Luckily for Ashley, from Chichester, Sussex, none of his family bought him Lego this Christmas. "I got a telescope and a self-inflating whoopie cushion. I also got Mousetrap, which is much more exciting than Lego," he said. Both of Ashley's older brothers played with Lego when they were younger and the Thompson household contains boxes of the game. But Ashley has not been tempted to start building.

His older brother Jonathan was given Star Wars Lego for Christmas, but even though Ashley is a Star Wars fan, he was not interested. Instead he was outside on Christmas morning perfecting his goal-scoring techniques with his new football. He said: "Wayne Rooney is my favourite footballer. If you could get Lego with him in it I think it would be better. I might play with it then."

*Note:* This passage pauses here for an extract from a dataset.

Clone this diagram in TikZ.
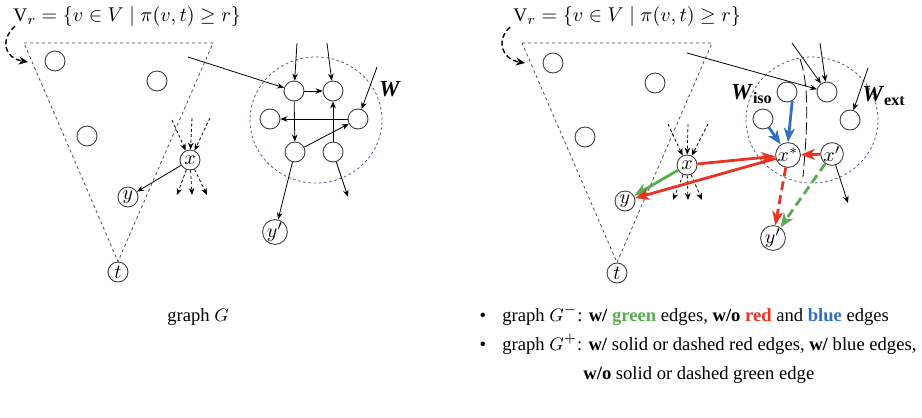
\documentclass[tikz,border=0pt]{standalone}
\usepackage{fontspec}
\setmainfont{Liberation Serif}
\usetikzlibrary{arrows.meta}

\definecolor{edgered}{RGB}{234,51,35}
\definecolor{edgegreen}{RGB}{88,172,82}
\definecolor{edgeblue}{RGB}{52,112,192}
\definecolor{ringblue}{RGB}{82,94,136}

\begin{document}
\begin{tikzpicture}[x=0.5pt, y=-0.5pt, >=Stealth,
    font=\fontsize{9.3}{11.5}\selectfont,
    vert/.style={circle, draw=black!75, line width=0.45pt, minimum size=10pt, inner sep=0pt, font=\fontsize{10}{10}\selectfont},
    tri/.style={draw=black!70, line width=0.4pt, dash pattern=on 1.5pt off 1.5pt},
    ring/.style={draw=ringblue, line width=0.4pt, dash pattern=on 1.3pt off 1.3pt},
    arr/.style={-{Stealth[length=3.5pt, width=2.8pt]}, line width=0.4pt},
    darr/.style={arr, dash pattern=on 1.5pt off 1.2pt},
    curvarr/.style={-{Stealth[length=4.5pt, width=4pt]}, line width=0.7pt, dash pattern=on 2.5pt off 1.5pt},
    boldarr/.style={-{Stealth[length=7pt, width=5.5pt, inset=2pt]}, line width=1.4pt},
    bolddash/.style={boldarr, dash pattern=on 4.5pt off 2.5pt},
    setlabel/.style={font=\fontsize{11.5}{12}\selectfont}]

\useasboundingbox (0,0) rectangle (922,418);

% ---------------- left part: graph G ----------------

% the set V_r and the dashed arrow pointing at the triangle
\node[anchor=base west, inner sep=0pt, font=\fontsize{9.6}{11}\selectfont] (Lvr) at (13,21) {$\mathrm{V}_r = \{v \in V \mid \pi(v,t) \geq r\}$};
\coordinate (Lcs) at (15,26);
\coordinate (Lce) at (28,62);
\draw[curvarr] (Lcs) .. controls (0,40) and (4,58) .. (Lce);

% vertices inside V_r
\node[vert] (Lv1) at (55,61) {};
\node[vert] (Lv2) at (157,81) {};
\node[vert] (Lv3) at (87,136) {};
\node[vert] (Lx) at (190,160) {$x$};
\node[vert] (Ly) at (128,197) {$y$};
\node[vert] (Lt) at (118,272) {$t$};

% dashed triangle for V_r, tip at t
\draw[tri] (24,43) -- (213,43) -- (Lt.north) -- cycle;

% dashed edges into and out of x
\coordinate (Lxi1) at (172,120);
\coordinate (Lxi2) at (192,118);
\coordinate (Lxi3) at (210,118);
\coordinate (Lxo1) at (177,195);
\coordinate (Lxo2) at (192,195);
\coordinate (Lxo3) at (207,195);
\draw[darr] (Lxi1) -- (Lx);
\draw[darr] (Lxi2) -- (Lx);
\draw[darr] (Lxi3) -- (Lx);
\draw[darr] (Lx) -- (Lxo1);
\draw[darr] (Lx) -- (Lxo2);
\draw[darr] (Lx) -- (Lxo3);
\draw[arr] (Lx) -- (Ly);

% the set W
\draw[ring] (316,120) ellipse [x radius=33pt, y radius=31.5pt];
\node[setlabel] (LW) at (390,89) {\textbf{\textit{W}}};
\node[vert] (La) at (294,91) {};
\node[vert] (Lb) at (333,91) {};
\node[vert] (Lc) at (270,119) {};
\node[vert] (Ld) at (358,119) {};
\node[vert] (Le) at (295,152) {};
\node[vert] (Lf) at (333,152) {};
\node[vert] (Lyp) at (275,232) {$y'$};

% edges of W
\coordinate (Lin1) at (188,57);
\coordinate (Lin2) at (297,43);
\coordinate (Lin3) at (327,43);
\coordinate (Lin4) at (377,67);
\coordinate (Lout) at (348,197);
\draw[arr] (Lin1) -- (La);
\draw[arr] (Lin2) -- (La);
\draw[arr] (Lin3) -- (Lb);
\draw[arr] (Lin4) -- (Ld);
\draw[arr] (La) -- (Lb);
\draw[arr] (La) -- (Le);
\draw[arr] (Ld) -- (Lc);
\draw[arr] (Le) -- (Ld);
\draw[arr] (Lf) -- (Lb);
\draw[arr] (Le) -- (Lyp);
\draw[arr] (Lf) -- (Lout);

\node[anchor=base, inner sep=0pt] (Lcap) at (198,321) {graph $G$};

% ---------------- right part: graphs G- and G+ ----------------
\begin{scope}[shift={(498,0)}]

    % the set V_r and the dashed arrow pointing at the triangle
    \node[anchor=base west, inner sep=0pt, font=\fontsize{9.6}{11}\selectfont] (Rvr) at (15,21) {$\mathrm{V}_r = \{v \in V \mid \pi(v,t) \geq r\}$};
    \coordinate (Rcs) at (12,27);
    \coordinate (Rce) at (27,63);
    \draw[curvarr] (Rcs) .. controls (-2,40) and (3,59) .. (Rce);

    % vertices inside V_r
    \node[vert] (Rv1) at (55,63) {};
    \node[vert] (Rv2) at (157,83) {};
    \node[vert] (Rv3) at (87,137) {};
    \node[vert] (Rx) at (189,165) {$x$};
    \node[vert] (Ry) at (127,201) {$y$};
    \node[vert] (Rt) at (119,273) {$t$};

    % dashed triangle for V_r
    \draw[tri] (24,43) -- (214,43) -- (Rt.north) -- cycle;

    % dashed edges into and out of x
    \coordinate (Rxi1) at (170,124);
    \coordinate (Rxi2) at (190,124);
    \coordinate (Rxi3) at (210,124);
    \coordinate (Rxo1) at (175,200);
    \coordinate (Rxo2) at (190,200);
    \coordinate (Rxo3) at (204,200);
    \draw[darr] (Rxi1) -- (Rx);
    \draw[darr] (Rxi2) -- (Rx);
    \draw[darr] (Rxi3) -- (Rx);
    \draw[darr] (Rx) -- (Rxo1);
    \draw[darr] (Rx) -- (Rxo2);
    \draw[darr] (Rx) -- (Rxo3);

    % the set W, split into W_iso and W_ext
    \draw[ring] (314,120) ellipse [x radius=33pt, y radius=31.5pt];
    \draw[line width=0.4pt, dash pattern=on 6pt off 2pt] (302,59) .. controls (313,90) and (308,140) .. (305,177);
    \node[setlabel] (RWiso) at (254,94) {\textbf{\textit{W}}\textsubscript{\bfseries iso}};
    \node[setlabel] (RWext) at (386,96) {\textbf{\textit{W}}\textsubscript{\bfseries ext}};
    \node[vert] (Ra) at (289,92) {};
    \node[vert] (Rc) at (265,119) {};
    \node[vert] (Rxs) at (290,155) {$x^{*}$};
    \node[vert] (Rb) at (329,92) {};
    \node[vert] (Rd) at (352,120) {};
    \node[vert] (Rxp) at (334,154) {$x'$};
    \node[vert] (Ryp) at (275,238) {$y'$};

    % black edges of W
    \coordinate (Rin1) at (189,53);
    \coordinate (Rin2) at (294,43);
    \coordinate (Rin3) at (322,43);
    \coordinate (Rin4) at (370,68);
    \coordinate (Rout) at (350,203);
    \draw[arr] (Rin1) -- (Rb);
    \draw[arr] (Rin2) -- (Rb);
    \draw[arr] (Rin3) -- (Rb);
    \draw[arr] (Rin4) -- (Rd);
    \draw[arr] (Rxp) -- (Rout);

    % blue edges into x*
    \draw[boldarr, edgeblue] (Rc) -- (Rxs);
    \draw[boldarr, edgeblue] (Ra.-60) -- (Rxs.north);

    % green edges
    \draw[boldarr, edgegreen] (Rx) -- (Ry);
    \draw[bolddash, edgegreen] (Rxp) -- (Ryp);

    % red edges
    \draw[boldarr, edgered] (Rx) -- (Rxs);
    \draw[boldarr, edgered] (Rxs) -- (Ry);
    \draw[bolddash, edgered] (Rxp) -- (Rxs);
    \draw[bolddash, edgered] (Rxs) -- (Ryp);

\end{scope}

% legend below the right part
\node[anchor=base, inner sep=0pt] (Bul1) at (483,321) {\textbullet};
\node[anchor=base west, inner sep=0pt] (Leg1) at (502,321) {graph $G^{-}$: \textbf{w/} \textcolor{edgegreen}{\textbf{green}} edges, \textbf{w/o} \textcolor{edgered}{\textbf{red}} and \textcolor{edgeblue}{\textbf{blue}} edges};
\node[anchor=base, inner sep=0pt] (Bul2) at (483,350) {\textbullet};
\node[anchor=base west, inner sep=0pt] (Leg2) at (502,350) {graph $G^{+}$: \textbf{w/} solid or dashed red edges, \textbf{w/} blue edges,};
\node[anchor=base west, inner sep=0pt] (Leg3) at (583,379) {\textbf{w/o} solid or dashed green edge};

\end{tikzpicture}
\end{document}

Jack Rees insists that he keeps his Lego tidy, but his father, Tom, says darkly: "We don't go into his room barefoot in case of a Lego-related injury".

Jack, 11, from Oxfordshire, likes recreating scenes from his favourite films with Lego. "I like the Lego sets that are based on movies because you can give the films different endings or new characters," he said. "My Star Wars Lego is the best - I've got a new Millennium Falcon spaceship, and it's huge. The top lifts off and you can play with all the characters inside. The Star Wars sets are my favourite but any set based on a film is good."

Jack did not get any Lego for Christmas this year but was given lots last year. Jack likes Lego better than the rest of his friends do. "I usually play Lego with my brother, who really likes it, rather than my friends who aren't as keen," he said.

Jack has been playing with Lego for the past six years. He said: "I've got Lego all over my room at the moment, but I always tidy it up."